When you file the HP Proceeding, you have the option to request an inspection of your apartment from the Department of Housing Preservation and Development (HPD); however, in order to get a faster court date/appearance, you can request an inspection after the initial court appearance.
In the event that you cannot afford to pay the filing fee to commence an HP proceeding, you can apply to proceed as a poor person. If the Court approves your application, you will be allowed to continue with your case against the landlord for free.
5. Wait For the City to Fine Your Landlord
Since New York City imposes daily fines, in addition to building violations and emergency repair liens, when there is a lack of heat in the apartment (and for other repairs), most landlords respond quickly to 311 complaints and HP Proceedings.
You can technically withhold rent if you are without heat and the landlord doesn't remedy the situation quickly, as it would be a violation of the NYC warranty of habitability, but not paying rent should be seen as an extreme measure. It's not recommended since your landlord can take you to court and try to evict you if you withhold rent. While the court might side with you and give you a rent reduction, it's rarely worth the hassle. Usually, it's far easier to report the heat violation to the authorities, as the threat of fines should motivate your landlord to fix the heating issues.
In reality, 68 degrees can still be too cold for some tenants. In that event, tenants may consider installing electric space heaters to sufficiently heat their apartments. However, before installing electric space heaters, tenants should make sure they take the necessary fire safety precautions. Primarily an electric space heater should never be kept near anything that can catch fire, like nears rugs or furniture.
Additionally, space heaters should be kept on even surfaces to avoid tipping over and causing a fire. Lastly, space heaters should never be installed on a power strip. Instead, they should be installed in a dedicated electrical outlet. Keep in mind that electric space heaters will use a lot of electricity and will increase your bill.
In larger buildings, it hard to balance the heat between differently sized units on several floors. Because many pre-war buildings do not allow tenants to control their heat in each apartment, tenants are often faced with too much heat in older apartments/buildings, which can become very annoying. To combat this issue, tenants can install a device called a thermostatic radiator valve on old radiators. This device can regulate the amount of heat that comes out of the radiator. However, it will cost a couple of hundreds of dollars for your landlord to install, and there’s no guarantee that landlords will agree to install them. As a last resort, tenants may have to crack the windows to get relief from hot temperatures.
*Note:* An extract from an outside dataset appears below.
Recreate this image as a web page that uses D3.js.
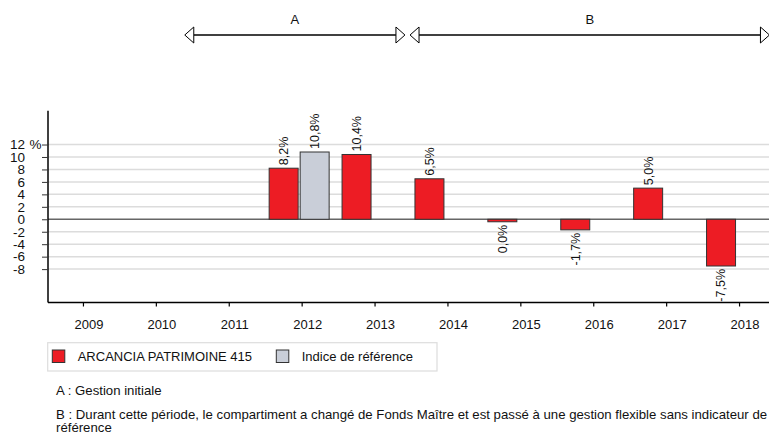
<!DOCTYPE html>
<html>
<head>
<meta charset="utf-8">
<script src="https://cdn.jsdelivr.net/npm/d3@7"></script>
<style>
  body { margin: 0; background: #fff; }
  svg { display: block; font-family: "Liberation Sans", Arial, sans-serif; }
</style>
</head>
<body>
<script>
// data
const years = [2009, 2010, 2011, 2012, 2013, 2014, 2015, 2016, 2017, 2018];
const fundValues = [null, null, null, 8.2, 10.4, 6.5, -0.04, -1.7, 5.0, -7.5];
const indexValues = [null, null, null, 10.8, null, null, null, null, null, null];
const seriesNames = ["ARCANCIA PATRIMOINE 415", "Indice de référence"];
const seriesColors = ["#ed1c24", "#c9ced8"];
const yTicks = [12, 10, 8, 6, 4, 2, 0, -2, -4, -6, -8];
const periods = [
  {label: "A", start: 2010.39, end: 2013.41},
  {label: "B", start: 2013.48, end: 2018.41}
];
const notes = [
  ["A : Gestion initiale"],
  ["B : Durant cette période, le compartiment a changé de Fonds Maître et est passé à une gestion flexible sans indicateur de", "référence"]
];

const W = 769, H = 436;
const svg = d3.select("body").append("svg")
  .attr("width", W)
  .attr("height", H);

// french number format
const fr = d3.formatLocale({decimal: ",", thousands: " ", grouping: [3], currency: ["", " €"], minus: "-"});
const pct = fr.format(".1f");

// scales
const x = d3.scaleBand().domain(years).range([47, 776]);
const y = d3.scaleLinear().domain([-13.36, 17.43]).range([302.5, 110.7]);
const xYear = d3.scaleLinear().domain([2009, 2018])
  .range([x(2009) + x.bandwidth() / 2, x(2018) + x.bandwidth() / 2]);
// bars inside a year group (group centre is 3px left of the tick)
const xSub = d3.scaleBand().domain([0, 1]).range([-33, 27]).paddingInner(0.065);

// grid lines
svg.append("g").selectAll("line")
  .data(yTicks)
  .enter().append("line")
  .attr("x1", 48).attr("x2", W)
  .attr("y1", d => y(d)).attr("y2", d => y(d))
  .attr("stroke", d => d === 0 ? "#666" : "#dcdcdc")
  .attr("stroke-width", 1.5);

// y axis
const gy = svg.append("g")
  .attr("transform", "translate(48,0)")
  .call(d3.axisLeft(y).tickValues(yTicks).tickSize(6).tickPadding(17).tickFormat(d3.format("d")));
gy.select(".domain").attr("d", "M0," + y.range()[1] + "V" + y.range()[0]).attr("stroke", "#000").attr("stroke-width", 1.5);
gy.selectAll(".tick line").attr("stroke", "#333");
gy.selectAll(".tick text").attr("font-size", 13.5).attr("fill", "#111")
  .text(d => d < 0 ? "-" + Math.abs(d) : d);
svg.append("text")
  .attr("x", 29.5).attr("y", y(12)).attr("dy", "0.32em")
  .attr("font-size", 13.5).attr("fill", "#111")
  .text("%");

// x axis
const gx = svg.append("g")
  .attr("transform", "translate(0,302.5)")
  .call(d3.axisBottom(x).tickSize(4).tickPadding(13.3));
gx.select(".domain").attr("d", "M48,0H" + W).attr("stroke", "#000").attr("stroke-width", 1.5);
gx.selectAll(".tick line").attr("stroke", "#000").attr("stroke-width", 1.2);
gx.selectAll(".tick text").attr("font-size", 13).attr("fill", "#111").attr("dx", 5.5);

// bars
const seriesValues = [fundValues, indexValues];
seriesValues.forEach(function(vals, s) {
  const pts = years.map((yr, i) => ({year: yr, v: vals[i]})).filter(d => d.v !== null);
  const gb = svg.append("g");
  gb.selectAll("rect")
    .data(pts)
    .enter().append("rect")
    .attr("x", d => x(d.year) + x.bandwidth() / 2 + xSub(s))
    .attr("width", xSub.bandwidth())
    .attr("y", d => d.v >= 0 ? y(d.v) : y(0))
    .attr("height", d => Math.max(2.5, Math.abs(y(d.v) - y(0))))
    .attr("fill", seriesColors[s])
    .attr("stroke", "#333")
    .attr("stroke-width", 1);
  gb.selectAll("text")
    .data(pts)
    .enter().append("text")
    .attr("transform", function(d) {
      const cx = x(d.year) + x.bandwidth() / 2 + xSub(s) + xSub.bandwidth() / 2;
      const ty = d.v >= 0 ? y(d.v) - 3 : y(0) + Math.max(2.5, y(d.v) - y(0)) + 3;
      return "translate(" + cx + "," + ty + ") rotate(-90)";
    })
    .attr("dy", "0.35em")
    .attr("text-anchor", d => d.v >= 0 ? "start" : "end")
    .attr("font-size", 12.5)
    .attr("fill", "#111")
    .text(d => pct(d.v) + "%");
});

// period arrows at the top
const ay = 35;
const pg = svg.append("g").selectAll("g")
  .data(periods)
  .enter().append("g");
pg.append("line")
  .attr("x1", d => xYear(d.start) + 9).attr("x2", d => xYear(d.end) - 9)
  .attr("y1", ay).attr("y2", ay)
  .attr("stroke", "#000").attr("stroke-width", 1.4);
pg.append("path")
  .attr("d", d => {
    const a = xYear(d.start), b = xYear(d.end);
    return "M" + a + "," + ay + "L" + (a + 9) + "," + (ay - 8) + "L" + (a + 9) + "," + (ay + 8) + "Z" +
      "M" + b + "," + ay + "L" + (b - 9) + "," + (ay - 8) + "L" + (b - 9) + "," + (ay + 8) + "Z";
  })
  .attr("fill", "#fff").attr("stroke", "#000").attr("stroke-width", 1);
pg.append("text")
  .attr("x", d => (xYear(d.start) + xYear(d.end)) / 2)
  .attr("y", 24)
  .attr("text-anchor", "middle")
  .attr("font-size", 13)
  .attr("fill", "#111")
  .text(d => d.label);

// legend
const lg = svg.append("g");
lg.append("rect")
  .attr("x", 47.7).attr("y", 342.7).attr("width", 389.3).attr("height", 28.3)
  .attr("fill", "#fff").attr("stroke", "#ddd").attr("stroke-width", 1.2);
const legendX = [52.3, 276.3];
seriesNames.forEach(function(name, i) {
  lg.append("rect")
    .attr("x", legendX[i]).attr("y", 350).attr("width", 12.5).attr("height", 12.5)
    .attr("fill", seriesColors[i]).attr("stroke", "#333").attr("stroke-width", 1);
  lg.append("text")
    .attr("x", legendX[i] + 25.4).attr("y", 361)
    .attr("font-size", 13).attr("fill", "#111")
    .text(name);
});

// notes under the chart
const noteY = [395, 419];
notes.forEach(function(lines, i) {
  const t = svg.append("text")
    .attr("x", 56).attr("y", noteY[i])
    .attr("font-size", 13.2).attr("fill", "#111");
  lines.forEach(function(l, j) {
    t.append("tspan").attr("x", 56).attr("dy", j === 0 ? 0 : 13).text(l);
  });
});
</script>
</body>
</html>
Winters in New York City can be brutally cold, and the last thing renters want to deal with is cold temperatures at home. According to New York City heating regulations, your landlord must provide sufficient heat and hot water. If your apartment is not warm enough during NYC heating season you should take action including calling 311 to report them and even withholding rent if the heat isn't turned on quickly.